▶ SET EXERCISE
Your task is to output the listing word for word, with pictures excluded.

-------- MATERIAL PROVIDED --------

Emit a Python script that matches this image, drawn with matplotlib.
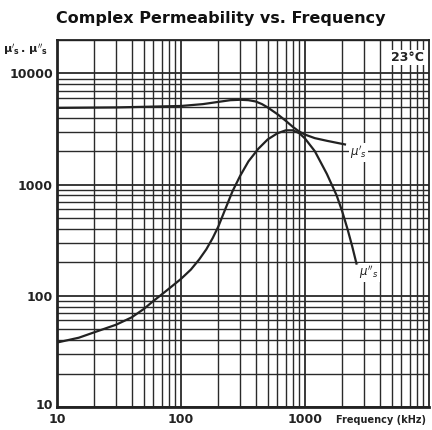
import matplotlib
matplotlib.use("Agg")
import matplotlib.pyplot as plt
from matplotlib.ticker import LogLocator, NullFormatter, FixedLocator
from matplotlib.transforms import ScaledTranslation

# Data
freq_real = [10, 30, 100, 150, 200, 250, 300, 350, 400, 450, 500, 600, 700, 800, 900, 1000, 1200, 1500, 1800, 2100]
mu_real = [4900, 4950, 5100, 5300, 5550, 5750, 5800, 5750, 5600, 5300, 4950, 4300, 3750, 3300, 3000, 2820, 2620, 2480, 2380, 2300]

freq_imag = [10, 15, 20, 30, 40, 50, 60, 70, 80, 100, 120, 140, 160, 180, 200, 230, 260, 300, 350,
             420, 500, 600, 700, 800, 900, 1000, 1200, 1500, 1800, 2000, 2200, 2400, 2600]
mu_imag = [38, 42, 47, 55, 64, 76, 90, 103, 116, 142, 172, 212, 262, 330, 420, 620, 870, 1200, 1620,
           2100, 2550, 2900, 3080, 3080, 2900, 2600, 2000, 1250, 800, 570, 400, 280, 195]

x_ticks = [10, 100, 1000]
x_tick_labels = ["10", "100", "1000"]
y_ticks = [10, 100, 1000, 10000]
y_tick_labels = ["10", "100", "1000", "10000"]

fig = plt.figure(figsize=(4.32, 4.30), dpi=100)
ax = fig.add_axes([57/432, 23/430, (429-57)/432, (407-40)/430])
ax.set_xscale("log")
ax.set_yscale("log")
ax.set_xlim(10, 10000)
ax.set_ylim(10, 20000)

gc = "#2a2a2a"
ax.xaxis.set_major_locator(FixedLocator(x_ticks + [10000]))
ax.yaxis.set_major_locator(FixedLocator(y_ticks))
ax.xaxis.set_minor_locator(LogLocator(base=10, subs=range(2, 10), numticks=20))
ax.yaxis.set_minor_locator(LogLocator(base=10, subs=range(2, 10), numticks=20))
ax.xaxis.set_minor_formatter(NullFormatter())
ax.yaxis.set_minor_formatter(NullFormatter())
ax.grid(True, which="major", color=gc, lw=1.3)
ax.grid(True, which="minor", color=gc, lw=1.0)
ax.tick_params(which="both", length=0)
ax.set_xticks(x_ticks)
ax.set_xticklabels(x_tick_labels, fontsize=9, fontweight="bold", color="#222")
ax.set_yticks(y_ticks)
ax.set_yticklabels(y_tick_labels, fontsize=9, fontweight="bold", color="#222")
ax.tick_params(axis="x", pad=4)
ax.tick_params(axis="y", pad=3)

# nudge the bottom y label "10" up slightly so it clears the x label "10"
lab10 = ax.get_yticklabels()[0]
lab10.set_transform(lab10.get_transform() + ScaledTranslation(0, 3/100, fig.dpi_scale_trans))

for s in ["left", "bottom"]:
    ax.spines[s].set_linewidth(2.0)
for s in ["top", "right"]:
    ax.spines[s].set_linewidth(1.3)
for s in ax.spines.values():
    s.set_color("#222")

ax.plot(freq_real, mu_real, color="#222", lw=1.6, zorder=5, solid_joinstyle="round")
ax.plot(freq_imag, mu_imag, color="#222", lw=1.6, zorder=5, solid_joinstyle="round")

ax.text(2300, 2350, r"$\mu'_s$", fontsize=8.5, va="top", ha="left", color="#222",
        bbox=dict(facecolor="white", edgecolor="none", pad=0.5), zorder=6)
ax.text(2750, 195, r"$\mu''_s$", fontsize=8.5, va="top", ha="left", color="#222",
        bbox=dict(facecolor="white", edgecolor="none", pad=0.5), zorder=6)

ax.text(0.987, 0.97, "23°C", transform=ax.transAxes, ha="right", va="top",
        fontsize=9, fontweight="bold", color="#222",
        bbox=dict(facecolor="white", edgecolor="none", pad=1.0), zorder=6)

fig.text(221/432, 1 - 18/430, "Complex Permeability vs. Frequency", ha="center", va="center",
         fontsize=11.5, fontweight="bold", color="#111")
fig.text(25/432, 1 - 50/430, r"$\mathbf{\mu'_s\,.\,\mu''_s}$", ha="center", va="center",
         fontsize=8, fontweight="bold", color="#222")
fig.text(336/432, 1 - 420/430, "Frequency (kHz)", ha="left", va="center",
         fontsize=7, fontweight="bold", color="#222")

fig.savefig("out.png", dpi=100)
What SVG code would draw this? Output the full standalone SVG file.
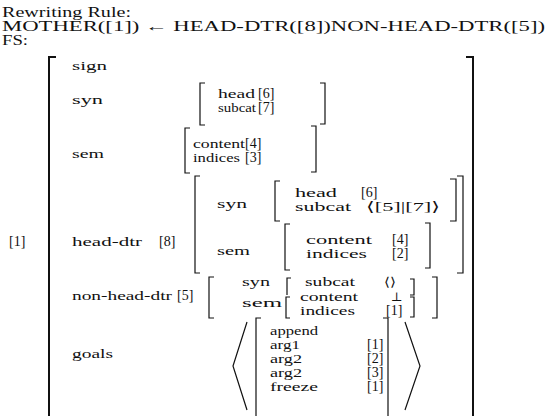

--------

▶ COMPLETE RESPONSE
Emit a Python script that matches this image, drawn with matplotlib.
import matplotlib
matplotlib.use("Agg")
import matplotlib.pyplot as plt
from matplotlib.ticker import LogLocator, NullFormatter, FixedLocator
from matplotlib.transforms import ScaledTranslation

# Data
freq_real = [10, 30, 100, 150, 200, 250, 300, 350, 400, 450, 500, 600, 700, 800, 900, 1000, 1200, 1500, 1800, 2100]
mu_real = [4900, 4950, 5100, 5300, 5550, 5750, 5800, 5750, 5600, 5300, 4950, 4300, 3750, 3300, 3000, 2820, 2620, 2480, 2380, 2300]

freq_imag = [10, 15, 20, 30, 40, 50, 60, 70, 80, 100, 120, 140, 160, 180, 200, 230, 260, 300, 350,
             420, 500, 600, 700, 800, 900, 1000, 1200, 1500, 1800, 2000, 2200, 2400, 2600]
mu_imag = [38, 42, 47, 55, 64, 76, 90, 103, 116, 142, 172, 212, 262, 330, 420, 620, 870, 1200, 1620,
           2100, 2550, 2900, 3080, 3080, 2900, 2600, 2000, 1250, 800, 570, 400, 280, 195]

x_ticks = [10, 100, 1000]
x_tick_labels = ["10", "100", "1000"]
y_ticks = [10, 100, 1000, 10000]
y_tick_labels = ["10", "100", "1000", "10000"]

fig = plt.figure(figsize=(4.32, 4.30), dpi=100)
ax = fig.add_axes([57/432, 23/430, (429-57)/432, (407-40)/430])
ax.set_xscale("log")
ax.set_yscale("log")
ax.set_xlim(10, 10000)
ax.set_ylim(10, 20000)

gc = "#2a2a2a"
ax.xaxis.set_major_locator(FixedLocator(x_ticks + [10000]))
ax.yaxis.set_major_locator(FixedLocator(y_ticks))
ax.xaxis.set_minor_locator(LogLocator(base=10, subs=range(2, 10), numticks=20))
ax.yaxis.set_minor_locator(LogLocator(base=10, subs=range(2, 10), numticks=20))
ax.xaxis.set_minor_formatter(NullFormatter())
ax.yaxis.set_minor_formatter(NullFormatter())
ax.grid(True, which="major", color=gc, lw=1.3)
ax.grid(True, which="minor", color=gc, lw=1.0)
ax.tick_params(which="both", length=0)
ax.set_xticks(x_ticks)
ax.set_xticklabels(x_tick_labels, fontsize=9, fontweight="bold", color="#222")
ax.set_yticks(y_ticks)
ax.set_yticklabels(y_tick_labels, fontsize=9, fontweight="bold", color="#222")
ax.tick_params(axis="x", pad=4)
ax.tick_params(axis="y", pad=3)

# nudge the bottom y label "10" up slightly so it clears the x label "10"
lab10 = ax.get_yticklabels()[0]
lab10.set_transform(lab10.get_transform() + ScaledTranslation(0, 3/100, fig.dpi_scale_trans))

for s in ["left", "bottom"]:
    ax.spines[s].set_linewidth(2.0)
for s in ["top", "right"]:
    ax.spines[s].set_linewidth(1.3)
for s in ax.spines.values():
    s.set_color("#222")

ax.plot(freq_real, mu_real, color="#222", lw=1.6, zorder=5, solid_joinstyle="round")
ax.plot(freq_imag, mu_imag, color="#222", lw=1.6, zorder=5, solid_joinstyle="round")

ax.text(2300, 2350, r"$\mu'_s$", fontsize=8.5, va="top", ha="left", color="#222",
        bbox=dict(facecolor="white", edgecolor="none", pad=0.5), zorder=6)
ax.text(2750, 195, r"$\mu''_s$", fontsize=8.5, va="top", ha="left", color="#222",
        bbox=dict(facecolor="white", edgecolor="none", pad=0.5), zorder=6)

ax.text(0.987, 0.97, "23°C", transform=ax.transAxes, ha="right", va="top",
        fontsize=9, fontweight="bold", color="#222",
        bbox=dict(facecolor="white", edgecolor="none", pad=1.0), zorder=6)

fig.text(221/432, 1 - 18/430, "Complex Permeability vs. Frequency", ha="center", va="center",
         fontsize=11.5, fontweight="bold", color="#111")
fig.text(25/432, 1 - 50/430, r"$\mathbf{\mu'_s\,.\,\mu''_s}$", ha="center", va="center",
         fontsize=8, fontweight="bold", color="#222")
fig.text(336/432, 1 - 420/430, "Frequency (kHz)", ha="left", va="center",
         fontsize=7, fontweight="bold", color="#222")

fig.savefig("out.png", dpi=100)
What SVG code would draw this? Output the full standalone SVG file.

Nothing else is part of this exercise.